=== Task objective ===
Up to and including the line with "from matplotlib.patches import", write out the listing from its first line, minus the pictures.

=== Recorded data ===
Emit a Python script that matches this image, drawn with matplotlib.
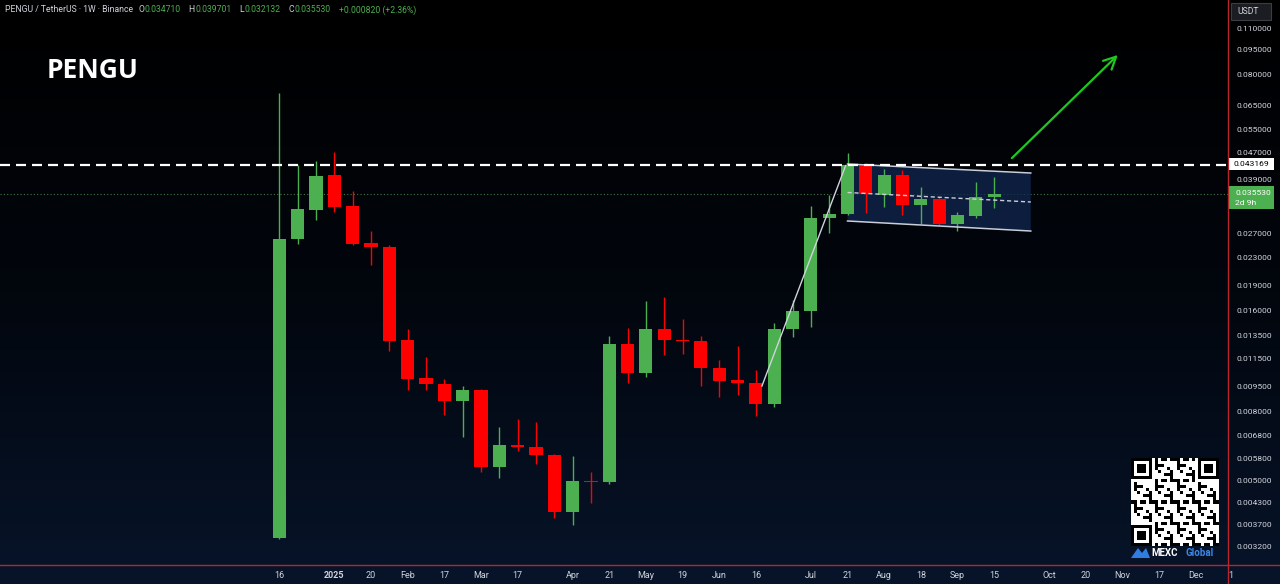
import numpy as np
import matplotlib
matplotlib.use('Agg')
import matplotlib.pyplot as plt
from matplotlib.colors import LinearSegmentedColormap
from matplotlib.ticker import NullLocator
from matplotlib.lines import Line2D
from matplotlib.patches import Rectangle, Polygon

# ─── Weekly OHLC (PENGU/USDT, weeks from 16 Dec 2024) ───
opens = [0.00338, 0.02604, 0.03174, 0.04032, 0.03262, 0.02534, 0.02465, 0.01306,
         0.01008, 0.00967, 0.00862, 0.00929, 0.00549, 0.00638, 0.00629, 0.00596,
         0.00404, 0.00499, 0.00496, 0.01272, 0.01043, 0.01408, 0.01306, 0.01298,
         0.01079, 0.00994, 0.00974, 0.00844, 0.01408, 0.01593, 0.03006, 0.03089,
         0.04346, 0.03517, 0.04032, 0.03285, 0.03422, 0.02885, 0.03047, 0.034710]
highs = [0.0706, 0.04316, 0.04436, 0.04717, 0.03615, 0.02750, 0.02500, 0.01408,
         0.01163, 0.01001, 0.00954, 0.00935, 0.00721, 0.00762, 0.00746, 0.00600,
         0.00592, 0.00531, 0.01343, 0.01418, 0.01705, 0.01752, 0.01508, 0.01343,
         0.01140, 0.01254, 0.01065, 0.01467, 0.01717, 0.03262, 0.03517, 0.04685,
         0.04370, 0.04201, 0.04172, 0.03715, 0.03469, 0.03131, 0.03843, 0.039701]
lows = [0.00335, 0.02517, 0.02965, 0.03131, 0.02500, 0.02181, 0.01212, 0.00929,
        0.00929, 0.00783, 0.00674, 0.00531, 0.00509, 0.00612, 0.00560, 0.00388,
        0.00369, 0.00429, 0.00489, 0.00974, 0.01015, 0.01179, 0.01188, 0.00954,
        0.00885, 0.00897, 0.00778, 0.00827, 0.01334, 0.01428, 0.02713, 0.03060,
        0.03110, 0.03240, 0.03068, 0.02885, 0.02870, 0.02750, 0.03006, 0.032132]
closes = [0.02604, 0.03196, 0.04004, 0.03240, 0.02517, 0.02465, 0.01298, 0.01001,
          0.00967, 0.00862, 0.00929, 0.00549, 0.00638, 0.00629, 0.00596, 0.00404,
          0.00499, 0.00496, 0.01272, 0.01043, 0.01408, 0.01306, 0.01298, 0.01079,
          0.00987, 0.00974, 0.00844, 0.01408, 0.01593, 0.03006, 0.03089, 0.04316,
          0.03541, 0.04032, 0.03285, 0.03422, 0.02885, 0.03068, 0.03469, 0.035530]

# x tick labels (week index -> label)
xtick_pos = [0, 3, 5, 7, 9, 11, 13, 16, 18, 20, 22, 24, 26, 29, 31, 33, 35, 37, 39,
             42, 44, 46, 48, 50]
xtick_labels = ['16', '2025', '20', 'Feb', '17', 'Mar', '17', 'Apr', '21', 'May', '19',
                'Jun', '16', 'Jul', '21', 'Aug', '18', 'Sep', '15', 'Oct', '20', 'Nov',
                '17', 'Dec']
ytick_vals = [0.110, 0.095, 0.080, 0.065, 0.055, 0.047, 0.039, 0.027, 0.023, 0.019,
              0.016, 0.0135, 0.0115, 0.0095, 0.008, 0.0068, 0.0058, 0.005, 0.0043,
              0.0037, 0.0032]

resistance = 0.043169
last_price = 0.035530

# drawings: descending channel, trendline, target arrow
chan_x = [31, 41]
chan_top = [0.04346, 0.04087]
chan_bot = [0.02945, 0.02750]
chan_mid = [0.03578, 0.03353]
trend_x = [26.33, 30.9]
trend_y = [0.00954, 0.04300]
arrow_x = [39.86, 45.86]
arrow_y = [0.04465, 0.09274]

header = [('PENGU / TetherUS \u00b7 1W \u00b7 Binance', 'txt', 5),
          ('O', 'txt', 0.5), ('0.034710', 'grn', 8), ('H', 'txt', 0.5), ('0.039701', 'grn', 8),
          ('L', 'txt', 0.5), ('0.032132', 'grn', 8), ('C', 'txt', 0.5), ('0.035530', 'grn', 8),
          ('+0.000820 (+2.36%)', 'grn', 0)]

GREEN = '#4caf50'
RED = '#ff0000'
TXT = '#d1d4dc'
W, H = 1280, 584
plt.rcParams['font.family'] = ['Roboto', 'DejaVu Sans']

fig = plt.figure(figsize=(W / 100, H / 100), dpi=100)
fig.patch.set_facecolor('#000000')

# background gradient
bg = fig.add_axes([0, 0, 1, 1], zorder=-5)
cmap = LinearSegmentedColormap.from_list('bg', ['#000000', '#02060d', '#07142a'])
grad = np.linspace(0, 1, 256).reshape(-1, 1)
bg.imshow(grad, aspect='auto', cmap=cmap, extent=[0, 1, 0, 1], origin='upper')
bg.axis('off')

ax = fig.add_axes([0, 19 / H, 1228 / W, 565 / H])
ax.set_facecolor('none')
ax.set_yscale('log')
ax.set_ylim(0.002811, 0.1332)
ax.set_xlim(-15.24, 51.76)

# candles
for i in range(len(opens)):
    o, h, l, c = opens[i], highs[i], lows[i], closes[i]
    col = GREEN if c >= o else RED
    ax.vlines(i, l, h, color=col, lw=1, zorder=3)
    lo, hi = min(o, c), max(o, c)
    if hi / lo < 1.006:
        hi = lo * 1.006
    ax.bar(i, hi - lo, bottom=lo, width=0.72, color=col, zorder=4, linewidth=0)

# channel
poly = Polygon([(chan_x[0], chan_top[0]), (chan_x[1], chan_top[1]),
                (chan_x[1], chan_bot[1]), (chan_x[0], chan_bot[0])],
               closed=True, facecolor='#102650', alpha=0.75, edgecolor='none', zorder=2)
ax.add_patch(poly)
ax.plot(chan_x, chan_top, color='#c9ced8', lw=1.1, zorder=5)
ax.plot(chan_x, chan_bot, color='#c9ced8', lw=1.1, zorder=5)
ax.plot(chan_x, chan_mid, color='#c9ced8', lw=1.0, dashes=(3, 2), zorder=5)

# trendline
ax.plot(trend_x, trend_y, color='#cfd3dc', lw=1.0, zorder=5)

# horizontal levels
ax.axhline(resistance, color='white', lw=1.6, dashes=(4.5, 2.7), zorder=6)
ax.axhline(last_price, color='#3f7a45', lw=0.8, ls=(0, (1, 2)), zorder=1)

# target arrow
ax.annotate('', xy=(arrow_x[1], arrow_y[1]), xytext=(arrow_x[0], arrow_y[0]),
            arrowprops=dict(arrowstyle='->', color='#1ec81e', lw=1.6,
                            mutation_scale=22), zorder=7)

# axes styling
for s in ax.spines.values():
    s.set_visible(False)
ax.yaxis.tick_right()
ax.set_yticks(ytick_vals)
ax.set_yticklabels(['%.6f' % v for v in ytick_vals])
ax.yaxis.set_minor_locator(NullLocator())
ax.set_xticks(xtick_pos)
ax.set_xticklabels(xtick_labels)
ax.tick_params(axis='y', length=0, pad=6, labelsize=6.1, labelcolor=TXT)
ax.tick_params(axis='x', length=0, pad=4.5, labelsize=6.5, labelcolor=TXT)
for lab in ax.get_xticklabels():
    if lab.get_text() == '2025':
        lab.set_fontweight('bold')
fig.text(1231 / W, 1 - 575 / H, '1', color=TXT, fontsize=6.5, va='center', ha='center')

# red borders
fig.add_artist(Line2D([1228 / W, 1228 / W], [0, 1], color='#b8262c', lw=1))
fig.add_artist(Line2D([0, 1], [19 / H, 19 / H], color='#b8262c', lw=1))


def px(x, y):
    return x / W, 1 - y / H


# right-axis price labels
fig.add_artist(Rectangle(px(1229, 170), 45 / W, 12 / H, facecolor='white',
                         edgecolor='none', transform=fig.transFigure))
fig.text(*px(1251.5, 164), '0.043169', color='black', fontsize=6.1, ha='center', va='center')
fig.add_artist(Rectangle(px(1229, 209), 45 / W, 23 / H, facecolor=GREEN,
                         edgecolor='none', transform=fig.transFigure))
fig.text(*px(1235, 193), '0.035530', color='white', fontsize=6.1, ha='left', va='center')
fig.text(*px(1235, 203), '2d 9h', color='white', fontsize=6.1, ha='left', va='center')

# USDT box
fig.add_artist(Rectangle(px(1231, 20), 40 / W, 17 / H, facecolor='#1b1d22',
                         edgecolor='#3a3d44', lw=0.8, transform=fig.transFigure))
fig.text(*px(1248, 11.5), 'USDT', color=TXT, fontsize=6.2, ha='center', va='center')

# header, chained left to right
renderer = fig.canvas.get_renderer()
x = 5
for t, kind, gap in header:
    txt = fig.text(x / W, 1 - 10 / H, t, color=GREEN if kind == 'grn' else TXT,
                   fontsize=6.2, va='center')
    x = txt.get_window_extent(renderer).x1 + gap

fig.text(47 / W, 1 - 71 / H, 'PENGU', color='white', fontsize=19, fontweight='bold',
         family='Open Sans', va='center')

# QR code badge (decorative)
qa = fig.add_axes([1131 / W, 1 - 546 / H, 88 / W, 88 / H])
n = 29
ii, jj = np.mgrid[0:n, 0:n]
mods = (((ii * ii * 3 + jj * 7 + ii * jj * 5 + jj * jj) % 7) < 3).astype(float)
for (r0, c0) in [(0, 0), (0, n - 8), (n - 8, 0)]:
    mods[r0:r0 + 8, c0:c0 + 8] = 0
for (r0, c0) in [(0, 0), (0, n - 7), (n - 7, 0)]:
    mods[r0:r0 + 7, c0:c0 + 7] = 1
    mods[r0 + 1:r0 + 6, c0 + 1:c0 + 6] = 0
    mods[r0 + 2:r0 + 5, c0 + 2:c0 + 5] = 1
qa.imshow(1 - mods, cmap='gray', interpolation='nearest', vmin=0, vmax=1)
qa.axis('off')
fig.add_artist(Polygon([px(1131, 558), px(1138, 548), px(1142, 553), px(1146, 548),
                        px(1150, 558)], closed=True, facecolor='#2f7de1',
                       transform=fig.transFigure))
fig.text(*px(1151, 553), 'MEXC', color='white', fontsize=7, fontweight='bold', va='center')
fig.text(*px(1186, 553), 'Global', color='#3b86e8', fontsize=7, fontweight='bold', va='center')

fig.savefig('out.png', dpi=100, facecolor=fig.get_facecolor())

=== Solution to this problem ===
Emit a Python script that matches this image, drawn with matplotlib.
import numpy as np
import matplotlib
matplotlib.use('Agg')
import matplotlib.pyplot as plt
from matplotlib.colors import LinearSegmentedColormap
from matplotlib.ticker import NullLocator
from matplotlib.lines import Line2D
from matplotlib.patches import Rectangle, Polygon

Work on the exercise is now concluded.